§ Challenge:
Identify the lines that contain the word "React" and copy each one.

§ Data supplied:
=-=-=-=-=

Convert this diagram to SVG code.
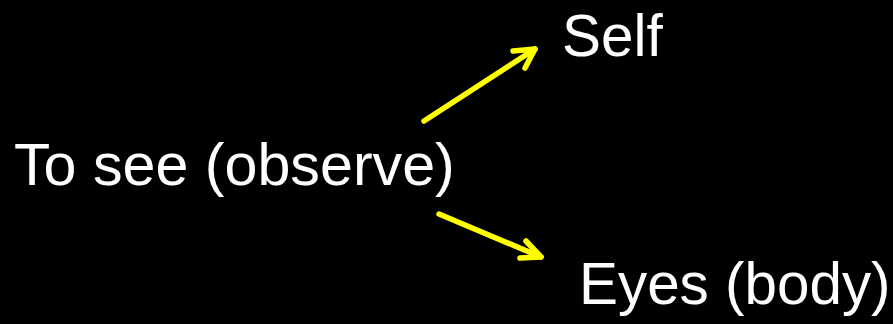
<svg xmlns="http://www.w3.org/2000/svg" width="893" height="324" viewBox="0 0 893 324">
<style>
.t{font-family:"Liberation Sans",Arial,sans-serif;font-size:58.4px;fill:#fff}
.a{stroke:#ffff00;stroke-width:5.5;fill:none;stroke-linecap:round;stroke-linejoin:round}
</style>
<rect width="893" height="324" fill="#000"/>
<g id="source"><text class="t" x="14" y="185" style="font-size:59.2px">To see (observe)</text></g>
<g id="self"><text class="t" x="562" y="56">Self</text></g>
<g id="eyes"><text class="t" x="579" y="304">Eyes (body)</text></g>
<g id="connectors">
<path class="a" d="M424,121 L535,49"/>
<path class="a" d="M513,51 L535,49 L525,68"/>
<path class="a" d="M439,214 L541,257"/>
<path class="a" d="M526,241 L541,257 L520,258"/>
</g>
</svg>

=-=-=-=-=

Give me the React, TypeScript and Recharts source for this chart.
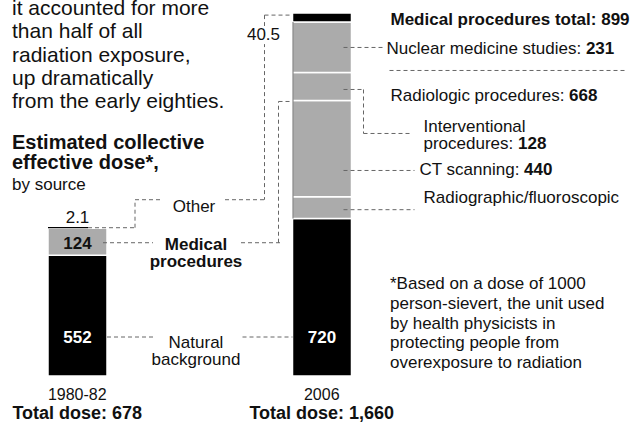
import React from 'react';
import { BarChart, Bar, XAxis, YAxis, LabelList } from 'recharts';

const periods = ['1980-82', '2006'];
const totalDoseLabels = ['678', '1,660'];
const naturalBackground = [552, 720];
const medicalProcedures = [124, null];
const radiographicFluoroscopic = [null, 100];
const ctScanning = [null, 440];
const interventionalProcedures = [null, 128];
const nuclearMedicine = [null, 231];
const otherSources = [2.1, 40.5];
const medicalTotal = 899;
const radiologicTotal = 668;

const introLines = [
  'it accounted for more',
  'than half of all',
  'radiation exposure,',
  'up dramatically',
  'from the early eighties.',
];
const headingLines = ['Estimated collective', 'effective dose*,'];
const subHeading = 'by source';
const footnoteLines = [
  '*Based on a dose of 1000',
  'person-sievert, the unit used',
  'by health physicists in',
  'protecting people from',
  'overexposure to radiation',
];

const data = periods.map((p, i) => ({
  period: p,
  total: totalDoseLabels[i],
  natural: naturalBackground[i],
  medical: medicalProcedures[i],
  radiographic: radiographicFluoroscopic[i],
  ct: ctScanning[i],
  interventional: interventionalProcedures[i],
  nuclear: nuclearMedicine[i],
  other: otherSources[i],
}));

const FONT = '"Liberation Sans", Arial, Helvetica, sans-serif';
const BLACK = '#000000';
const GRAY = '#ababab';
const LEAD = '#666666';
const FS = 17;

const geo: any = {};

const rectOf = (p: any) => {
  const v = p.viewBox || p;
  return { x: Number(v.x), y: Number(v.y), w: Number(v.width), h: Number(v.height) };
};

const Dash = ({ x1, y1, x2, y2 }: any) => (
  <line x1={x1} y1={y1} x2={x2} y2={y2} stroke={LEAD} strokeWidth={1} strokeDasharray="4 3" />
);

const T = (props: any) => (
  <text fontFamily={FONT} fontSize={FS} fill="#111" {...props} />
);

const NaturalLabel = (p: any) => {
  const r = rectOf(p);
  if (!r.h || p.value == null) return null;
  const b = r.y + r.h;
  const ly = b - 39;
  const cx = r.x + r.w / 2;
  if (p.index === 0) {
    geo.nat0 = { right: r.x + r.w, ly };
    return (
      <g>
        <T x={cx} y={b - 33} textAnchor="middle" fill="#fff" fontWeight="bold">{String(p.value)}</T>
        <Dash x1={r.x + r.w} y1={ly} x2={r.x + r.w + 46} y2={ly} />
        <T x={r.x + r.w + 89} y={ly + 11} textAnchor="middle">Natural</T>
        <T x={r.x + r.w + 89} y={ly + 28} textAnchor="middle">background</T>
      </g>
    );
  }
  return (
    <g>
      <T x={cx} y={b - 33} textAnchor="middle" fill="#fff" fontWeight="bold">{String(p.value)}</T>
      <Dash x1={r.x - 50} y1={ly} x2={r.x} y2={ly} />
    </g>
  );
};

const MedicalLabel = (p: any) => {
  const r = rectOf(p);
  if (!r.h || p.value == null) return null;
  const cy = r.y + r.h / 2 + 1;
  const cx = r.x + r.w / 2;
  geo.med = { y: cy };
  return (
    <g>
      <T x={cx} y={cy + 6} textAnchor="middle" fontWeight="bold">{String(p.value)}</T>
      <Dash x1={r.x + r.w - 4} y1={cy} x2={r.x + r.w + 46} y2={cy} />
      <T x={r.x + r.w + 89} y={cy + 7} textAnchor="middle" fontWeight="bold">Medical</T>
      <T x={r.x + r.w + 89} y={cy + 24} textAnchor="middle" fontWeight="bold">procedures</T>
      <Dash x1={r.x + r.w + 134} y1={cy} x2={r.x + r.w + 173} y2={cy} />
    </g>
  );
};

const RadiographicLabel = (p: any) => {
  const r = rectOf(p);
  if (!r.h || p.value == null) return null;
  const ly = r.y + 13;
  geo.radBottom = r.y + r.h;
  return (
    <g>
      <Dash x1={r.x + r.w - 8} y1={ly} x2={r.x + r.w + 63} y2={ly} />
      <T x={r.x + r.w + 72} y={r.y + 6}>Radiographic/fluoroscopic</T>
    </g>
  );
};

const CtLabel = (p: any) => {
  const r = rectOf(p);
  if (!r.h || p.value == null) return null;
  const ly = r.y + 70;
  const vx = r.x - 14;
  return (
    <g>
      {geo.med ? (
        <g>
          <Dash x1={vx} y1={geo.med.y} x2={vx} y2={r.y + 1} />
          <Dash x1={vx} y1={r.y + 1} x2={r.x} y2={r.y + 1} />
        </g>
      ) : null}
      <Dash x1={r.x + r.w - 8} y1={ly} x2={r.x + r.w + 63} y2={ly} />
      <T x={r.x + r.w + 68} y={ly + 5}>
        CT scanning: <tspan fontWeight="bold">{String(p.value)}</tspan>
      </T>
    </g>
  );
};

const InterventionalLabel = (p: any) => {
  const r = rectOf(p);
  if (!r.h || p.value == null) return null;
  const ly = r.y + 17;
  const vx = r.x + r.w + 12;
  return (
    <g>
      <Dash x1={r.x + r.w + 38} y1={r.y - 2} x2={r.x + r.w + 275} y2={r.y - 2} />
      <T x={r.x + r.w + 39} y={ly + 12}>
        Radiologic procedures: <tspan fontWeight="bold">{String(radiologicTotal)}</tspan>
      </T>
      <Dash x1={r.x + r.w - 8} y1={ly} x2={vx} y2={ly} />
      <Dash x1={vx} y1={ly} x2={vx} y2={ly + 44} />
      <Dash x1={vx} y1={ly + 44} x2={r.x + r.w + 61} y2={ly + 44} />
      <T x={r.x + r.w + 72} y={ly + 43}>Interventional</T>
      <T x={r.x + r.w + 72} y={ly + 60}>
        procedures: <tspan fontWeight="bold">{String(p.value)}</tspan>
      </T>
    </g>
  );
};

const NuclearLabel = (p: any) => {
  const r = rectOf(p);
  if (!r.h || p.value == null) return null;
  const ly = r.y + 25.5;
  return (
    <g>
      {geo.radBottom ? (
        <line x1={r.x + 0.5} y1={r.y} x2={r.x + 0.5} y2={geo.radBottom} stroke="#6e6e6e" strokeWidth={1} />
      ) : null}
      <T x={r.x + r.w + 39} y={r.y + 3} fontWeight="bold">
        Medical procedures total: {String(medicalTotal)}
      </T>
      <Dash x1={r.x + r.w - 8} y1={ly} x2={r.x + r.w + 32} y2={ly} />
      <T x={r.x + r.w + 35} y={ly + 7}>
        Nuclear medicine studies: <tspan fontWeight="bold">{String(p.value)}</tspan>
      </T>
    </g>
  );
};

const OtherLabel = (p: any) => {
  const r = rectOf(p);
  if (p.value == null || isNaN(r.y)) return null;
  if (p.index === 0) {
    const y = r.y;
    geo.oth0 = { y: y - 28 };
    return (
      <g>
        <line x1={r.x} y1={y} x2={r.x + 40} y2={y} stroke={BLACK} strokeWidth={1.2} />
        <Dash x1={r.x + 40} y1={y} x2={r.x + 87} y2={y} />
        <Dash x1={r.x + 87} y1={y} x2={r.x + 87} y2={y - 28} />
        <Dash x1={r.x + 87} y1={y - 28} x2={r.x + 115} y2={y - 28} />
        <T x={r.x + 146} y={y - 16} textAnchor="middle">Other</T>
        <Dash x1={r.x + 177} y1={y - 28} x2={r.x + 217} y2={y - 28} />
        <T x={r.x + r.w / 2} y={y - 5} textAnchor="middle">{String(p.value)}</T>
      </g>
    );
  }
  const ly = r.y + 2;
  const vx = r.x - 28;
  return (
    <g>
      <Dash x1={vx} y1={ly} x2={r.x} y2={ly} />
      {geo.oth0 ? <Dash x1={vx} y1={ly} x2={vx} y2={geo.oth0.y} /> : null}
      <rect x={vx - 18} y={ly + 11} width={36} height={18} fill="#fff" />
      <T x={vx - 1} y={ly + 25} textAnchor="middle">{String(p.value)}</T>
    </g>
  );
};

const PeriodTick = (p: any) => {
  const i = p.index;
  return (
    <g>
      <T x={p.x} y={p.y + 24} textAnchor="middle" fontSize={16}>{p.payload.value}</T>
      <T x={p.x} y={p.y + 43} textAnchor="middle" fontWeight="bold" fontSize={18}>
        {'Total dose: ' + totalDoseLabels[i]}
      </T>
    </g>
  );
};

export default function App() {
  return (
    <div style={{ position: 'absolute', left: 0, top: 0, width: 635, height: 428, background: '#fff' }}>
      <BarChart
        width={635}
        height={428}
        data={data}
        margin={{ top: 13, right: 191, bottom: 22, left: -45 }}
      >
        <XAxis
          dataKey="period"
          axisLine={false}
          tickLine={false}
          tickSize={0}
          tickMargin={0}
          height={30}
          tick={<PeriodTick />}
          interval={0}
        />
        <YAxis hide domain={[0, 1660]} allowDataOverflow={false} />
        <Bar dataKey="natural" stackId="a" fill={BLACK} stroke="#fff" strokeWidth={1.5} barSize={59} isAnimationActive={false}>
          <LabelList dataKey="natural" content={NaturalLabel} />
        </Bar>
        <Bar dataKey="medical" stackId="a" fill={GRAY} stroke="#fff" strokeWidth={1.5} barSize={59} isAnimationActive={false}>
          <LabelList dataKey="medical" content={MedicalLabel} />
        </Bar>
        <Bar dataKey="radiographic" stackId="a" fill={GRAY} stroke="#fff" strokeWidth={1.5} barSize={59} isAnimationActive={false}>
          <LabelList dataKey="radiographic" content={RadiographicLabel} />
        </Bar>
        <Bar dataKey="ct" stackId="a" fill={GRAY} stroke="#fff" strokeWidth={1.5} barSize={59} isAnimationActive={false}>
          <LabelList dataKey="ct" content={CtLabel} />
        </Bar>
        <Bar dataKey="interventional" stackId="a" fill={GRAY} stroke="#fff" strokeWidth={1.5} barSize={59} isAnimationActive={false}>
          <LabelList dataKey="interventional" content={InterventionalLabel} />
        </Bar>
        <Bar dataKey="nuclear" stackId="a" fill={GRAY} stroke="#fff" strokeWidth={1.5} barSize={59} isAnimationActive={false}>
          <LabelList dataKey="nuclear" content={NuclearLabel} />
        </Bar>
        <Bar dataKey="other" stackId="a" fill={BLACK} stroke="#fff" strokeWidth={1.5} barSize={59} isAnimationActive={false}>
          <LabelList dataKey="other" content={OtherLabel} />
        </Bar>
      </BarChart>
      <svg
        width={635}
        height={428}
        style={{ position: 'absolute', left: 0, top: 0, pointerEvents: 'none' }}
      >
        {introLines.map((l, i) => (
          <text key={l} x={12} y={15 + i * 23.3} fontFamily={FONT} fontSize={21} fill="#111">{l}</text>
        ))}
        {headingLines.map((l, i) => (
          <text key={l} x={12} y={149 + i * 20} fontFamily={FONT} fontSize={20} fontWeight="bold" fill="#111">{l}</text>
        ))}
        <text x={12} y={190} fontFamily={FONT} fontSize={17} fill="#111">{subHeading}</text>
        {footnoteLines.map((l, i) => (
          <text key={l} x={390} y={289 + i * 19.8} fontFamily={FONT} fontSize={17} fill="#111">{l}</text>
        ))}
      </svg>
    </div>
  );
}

=-=-=-=-=

§ Exercise solution:
Give me the React, TypeScript and Recharts source for this chart.
import React from 'react';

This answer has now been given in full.